● Material provided
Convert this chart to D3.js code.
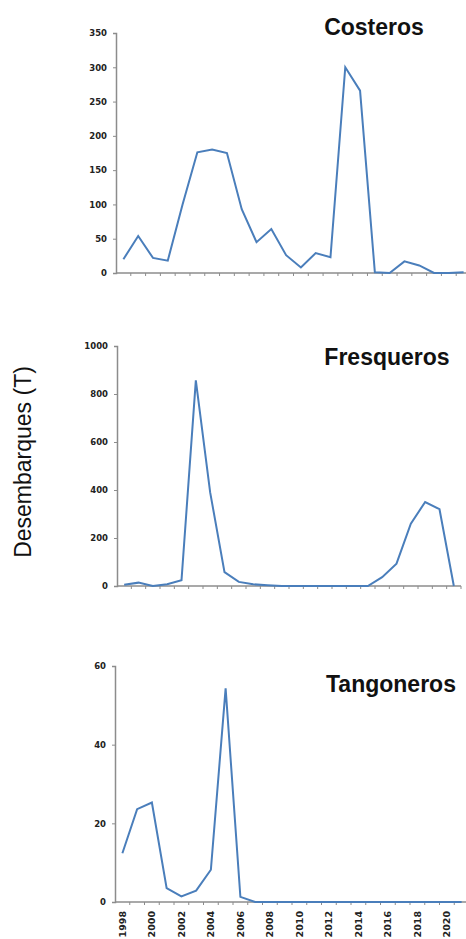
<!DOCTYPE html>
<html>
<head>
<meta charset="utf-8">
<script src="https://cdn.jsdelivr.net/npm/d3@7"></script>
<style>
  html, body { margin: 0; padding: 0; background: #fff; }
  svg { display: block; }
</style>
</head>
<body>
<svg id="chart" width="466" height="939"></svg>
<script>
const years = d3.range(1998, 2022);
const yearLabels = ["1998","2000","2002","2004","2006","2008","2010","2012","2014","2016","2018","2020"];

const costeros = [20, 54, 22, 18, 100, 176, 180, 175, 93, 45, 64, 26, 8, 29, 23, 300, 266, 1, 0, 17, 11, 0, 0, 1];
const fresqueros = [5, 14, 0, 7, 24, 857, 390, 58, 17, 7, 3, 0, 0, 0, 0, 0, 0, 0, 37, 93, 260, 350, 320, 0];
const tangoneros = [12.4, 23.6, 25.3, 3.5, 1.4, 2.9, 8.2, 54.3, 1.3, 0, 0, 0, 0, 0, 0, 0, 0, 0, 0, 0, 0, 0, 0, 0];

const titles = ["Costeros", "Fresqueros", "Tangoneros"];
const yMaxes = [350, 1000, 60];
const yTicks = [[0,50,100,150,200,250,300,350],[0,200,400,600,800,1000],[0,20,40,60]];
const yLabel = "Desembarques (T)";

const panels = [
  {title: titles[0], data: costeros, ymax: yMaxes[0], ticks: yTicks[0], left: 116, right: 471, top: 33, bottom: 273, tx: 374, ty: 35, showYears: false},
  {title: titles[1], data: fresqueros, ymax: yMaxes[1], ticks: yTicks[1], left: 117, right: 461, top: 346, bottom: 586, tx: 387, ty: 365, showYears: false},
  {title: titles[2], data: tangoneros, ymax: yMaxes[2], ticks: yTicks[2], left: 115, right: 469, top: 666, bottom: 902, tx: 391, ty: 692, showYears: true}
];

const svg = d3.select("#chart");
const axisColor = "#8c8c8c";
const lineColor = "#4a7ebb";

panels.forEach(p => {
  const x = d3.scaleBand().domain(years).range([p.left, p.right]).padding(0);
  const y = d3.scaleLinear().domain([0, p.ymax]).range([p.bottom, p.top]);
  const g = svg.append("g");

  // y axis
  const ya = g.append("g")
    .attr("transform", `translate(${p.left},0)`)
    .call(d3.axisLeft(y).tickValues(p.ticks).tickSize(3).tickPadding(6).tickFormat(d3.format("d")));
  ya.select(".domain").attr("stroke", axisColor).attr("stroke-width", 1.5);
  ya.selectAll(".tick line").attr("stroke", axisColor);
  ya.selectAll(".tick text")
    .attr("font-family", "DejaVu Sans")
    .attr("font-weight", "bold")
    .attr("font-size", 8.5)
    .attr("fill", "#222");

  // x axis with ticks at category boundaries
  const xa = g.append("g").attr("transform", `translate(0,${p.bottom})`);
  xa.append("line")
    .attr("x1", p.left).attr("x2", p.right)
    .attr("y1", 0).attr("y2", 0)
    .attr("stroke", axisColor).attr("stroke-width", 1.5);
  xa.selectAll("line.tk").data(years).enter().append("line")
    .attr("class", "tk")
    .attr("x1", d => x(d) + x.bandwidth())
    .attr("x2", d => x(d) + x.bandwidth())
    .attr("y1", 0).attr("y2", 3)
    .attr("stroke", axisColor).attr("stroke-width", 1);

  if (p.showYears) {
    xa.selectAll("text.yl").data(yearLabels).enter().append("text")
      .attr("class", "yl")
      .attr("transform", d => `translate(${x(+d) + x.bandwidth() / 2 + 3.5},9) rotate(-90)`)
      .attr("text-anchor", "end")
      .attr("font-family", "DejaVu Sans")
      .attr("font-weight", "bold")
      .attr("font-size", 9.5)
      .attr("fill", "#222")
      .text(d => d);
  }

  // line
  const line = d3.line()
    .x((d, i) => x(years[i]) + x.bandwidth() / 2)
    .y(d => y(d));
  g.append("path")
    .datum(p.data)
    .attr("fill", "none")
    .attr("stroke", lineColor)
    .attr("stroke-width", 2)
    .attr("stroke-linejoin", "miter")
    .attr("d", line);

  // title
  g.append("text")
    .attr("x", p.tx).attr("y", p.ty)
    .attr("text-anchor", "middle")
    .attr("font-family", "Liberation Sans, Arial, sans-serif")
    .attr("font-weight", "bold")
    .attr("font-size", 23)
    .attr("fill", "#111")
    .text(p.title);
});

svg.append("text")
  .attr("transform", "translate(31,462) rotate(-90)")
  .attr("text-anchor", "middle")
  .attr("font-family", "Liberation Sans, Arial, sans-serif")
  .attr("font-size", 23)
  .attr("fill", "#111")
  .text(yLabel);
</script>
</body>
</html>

---

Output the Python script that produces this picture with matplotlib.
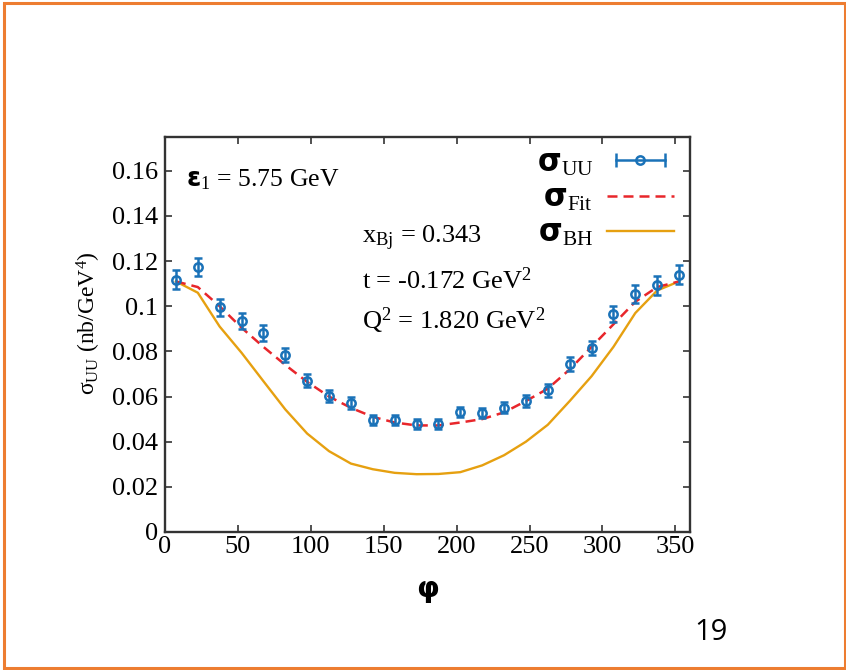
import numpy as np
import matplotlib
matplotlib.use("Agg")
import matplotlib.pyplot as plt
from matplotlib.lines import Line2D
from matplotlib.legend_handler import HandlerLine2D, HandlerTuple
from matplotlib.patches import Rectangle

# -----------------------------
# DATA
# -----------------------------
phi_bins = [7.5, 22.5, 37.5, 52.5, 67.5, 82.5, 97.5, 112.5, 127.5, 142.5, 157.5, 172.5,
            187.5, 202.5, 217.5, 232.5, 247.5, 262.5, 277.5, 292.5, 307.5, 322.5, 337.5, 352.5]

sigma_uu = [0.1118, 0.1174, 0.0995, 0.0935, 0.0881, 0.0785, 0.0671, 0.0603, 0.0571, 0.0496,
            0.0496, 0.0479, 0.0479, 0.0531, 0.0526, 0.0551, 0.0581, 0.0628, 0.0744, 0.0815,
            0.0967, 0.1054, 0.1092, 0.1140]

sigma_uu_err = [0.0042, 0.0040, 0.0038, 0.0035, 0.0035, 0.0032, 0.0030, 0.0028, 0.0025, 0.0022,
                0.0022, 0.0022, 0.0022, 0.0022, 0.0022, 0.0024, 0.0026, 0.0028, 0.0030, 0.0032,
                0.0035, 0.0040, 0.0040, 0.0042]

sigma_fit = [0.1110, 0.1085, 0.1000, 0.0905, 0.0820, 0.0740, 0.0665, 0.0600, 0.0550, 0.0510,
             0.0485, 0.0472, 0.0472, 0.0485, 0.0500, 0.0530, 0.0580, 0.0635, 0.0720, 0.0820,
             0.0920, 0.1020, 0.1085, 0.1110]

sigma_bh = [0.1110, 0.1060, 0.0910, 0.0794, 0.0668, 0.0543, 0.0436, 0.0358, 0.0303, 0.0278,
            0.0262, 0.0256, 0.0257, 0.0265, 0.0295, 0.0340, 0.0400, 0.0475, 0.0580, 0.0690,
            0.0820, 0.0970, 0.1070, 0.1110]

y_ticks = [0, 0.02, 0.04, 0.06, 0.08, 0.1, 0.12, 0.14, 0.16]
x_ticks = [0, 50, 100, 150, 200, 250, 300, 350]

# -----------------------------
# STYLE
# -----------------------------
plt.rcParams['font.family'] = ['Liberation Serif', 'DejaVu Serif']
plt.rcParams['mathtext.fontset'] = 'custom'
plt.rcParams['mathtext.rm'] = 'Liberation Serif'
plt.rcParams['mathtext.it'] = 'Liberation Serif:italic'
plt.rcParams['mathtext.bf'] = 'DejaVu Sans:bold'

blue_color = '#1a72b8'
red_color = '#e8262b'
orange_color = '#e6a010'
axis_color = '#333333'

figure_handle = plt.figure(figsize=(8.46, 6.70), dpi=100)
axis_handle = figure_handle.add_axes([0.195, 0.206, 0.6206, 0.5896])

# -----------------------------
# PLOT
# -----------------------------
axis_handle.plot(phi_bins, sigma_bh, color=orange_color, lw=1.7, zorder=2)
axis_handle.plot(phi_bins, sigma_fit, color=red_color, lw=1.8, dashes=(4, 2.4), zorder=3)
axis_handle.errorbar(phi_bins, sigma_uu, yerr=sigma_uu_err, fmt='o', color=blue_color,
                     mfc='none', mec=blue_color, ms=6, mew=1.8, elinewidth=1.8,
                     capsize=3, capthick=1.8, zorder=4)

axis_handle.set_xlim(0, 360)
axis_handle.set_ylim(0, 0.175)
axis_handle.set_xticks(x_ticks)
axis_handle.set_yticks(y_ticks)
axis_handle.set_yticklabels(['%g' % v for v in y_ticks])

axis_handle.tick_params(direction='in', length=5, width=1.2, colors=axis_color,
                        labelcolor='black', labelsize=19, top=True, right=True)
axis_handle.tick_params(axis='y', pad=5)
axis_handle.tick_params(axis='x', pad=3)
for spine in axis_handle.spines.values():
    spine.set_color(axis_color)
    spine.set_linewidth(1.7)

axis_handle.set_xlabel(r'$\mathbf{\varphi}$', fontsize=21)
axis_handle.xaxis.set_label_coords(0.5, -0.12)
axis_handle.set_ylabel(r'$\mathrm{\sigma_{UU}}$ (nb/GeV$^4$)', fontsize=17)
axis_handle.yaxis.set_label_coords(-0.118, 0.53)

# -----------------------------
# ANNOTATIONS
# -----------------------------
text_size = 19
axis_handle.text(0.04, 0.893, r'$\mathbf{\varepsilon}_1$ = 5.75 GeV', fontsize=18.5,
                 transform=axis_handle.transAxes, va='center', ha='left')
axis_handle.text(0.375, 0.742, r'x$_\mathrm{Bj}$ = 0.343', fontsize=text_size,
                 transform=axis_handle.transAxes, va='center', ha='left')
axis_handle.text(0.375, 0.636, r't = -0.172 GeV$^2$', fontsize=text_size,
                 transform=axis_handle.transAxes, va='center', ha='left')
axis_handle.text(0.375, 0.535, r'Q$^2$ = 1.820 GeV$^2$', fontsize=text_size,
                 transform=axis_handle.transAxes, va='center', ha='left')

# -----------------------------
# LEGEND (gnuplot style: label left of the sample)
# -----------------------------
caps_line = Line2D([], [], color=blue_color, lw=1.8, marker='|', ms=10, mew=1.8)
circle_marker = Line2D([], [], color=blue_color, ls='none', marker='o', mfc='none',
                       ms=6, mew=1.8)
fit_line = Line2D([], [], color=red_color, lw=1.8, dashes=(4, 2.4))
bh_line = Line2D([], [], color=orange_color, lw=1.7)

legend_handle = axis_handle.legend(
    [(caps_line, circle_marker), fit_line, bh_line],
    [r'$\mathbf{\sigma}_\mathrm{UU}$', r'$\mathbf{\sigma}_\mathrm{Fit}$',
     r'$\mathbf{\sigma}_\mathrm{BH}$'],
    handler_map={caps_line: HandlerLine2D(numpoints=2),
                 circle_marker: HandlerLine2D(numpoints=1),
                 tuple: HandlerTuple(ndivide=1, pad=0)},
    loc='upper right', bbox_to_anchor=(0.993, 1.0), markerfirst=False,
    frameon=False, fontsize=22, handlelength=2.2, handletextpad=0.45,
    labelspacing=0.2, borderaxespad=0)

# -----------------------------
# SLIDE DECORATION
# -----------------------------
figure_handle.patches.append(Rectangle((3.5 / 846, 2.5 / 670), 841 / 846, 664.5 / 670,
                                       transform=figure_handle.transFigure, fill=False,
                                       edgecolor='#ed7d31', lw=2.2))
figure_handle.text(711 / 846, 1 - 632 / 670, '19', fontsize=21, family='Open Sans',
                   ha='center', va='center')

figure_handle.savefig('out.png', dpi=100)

● Task goal
Include both the line containing "Output the Python" and the line containing "0.0920, 0.1020, 0.1085, 0.1110]" when you write out everything between them, exactly. Leave the pictures out.

● Completed exercise
Output the Python script that produces this picture with matplotlib.
import numpy as np
import matplotlib
matplotlib.use("Agg")
import matplotlib.pyplot as plt
from matplotlib.lines import Line2D
from matplotlib.legend_handler import HandlerLine2D, HandlerTuple
from matplotlib.patches import Rectangle

# -----------------------------
# DATA
# -----------------------------
phi_bins = [7.5, 22.5, 37.5, 52.5, 67.5, 82.5, 97.5, 112.5, 127.5, 142.5, 157.5, 172.5,
            187.5, 202.5, 217.5, 232.5, 247.5, 262.5, 277.5, 292.5, 307.5, 322.5, 337.5, 352.5]

sigma_uu = [0.1118, 0.1174, 0.0995, 0.0935, 0.0881, 0.0785, 0.0671, 0.0603, 0.0571, 0.0496,
            0.0496, 0.0479, 0.0479, 0.0531, 0.0526, 0.0551, 0.0581, 0.0628, 0.0744, 0.0815,
            0.0967, 0.1054, 0.1092, 0.1140]

sigma_uu_err = [0.0042, 0.0040, 0.0038, 0.0035, 0.0035, 0.0032, 0.0030, 0.0028, 0.0025, 0.0022,
                0.0022, 0.0022, 0.0022, 0.0022, 0.0022, 0.0024, 0.0026, 0.0028, 0.0030, 0.0032,
                0.0035, 0.0040, 0.0040, 0.0042]

sigma_fit = [0.1110, 0.1085, 0.1000, 0.0905, 0.0820, 0.0740, 0.0665, 0.0600, 0.0550, 0.0510,
             0.0485, 0.0472, 0.0472, 0.0485, 0.0500, 0.0530, 0.0580, 0.0635, 0.0720, 0.0820,
             0.0920, 0.1020, 0.1085, 0.1110]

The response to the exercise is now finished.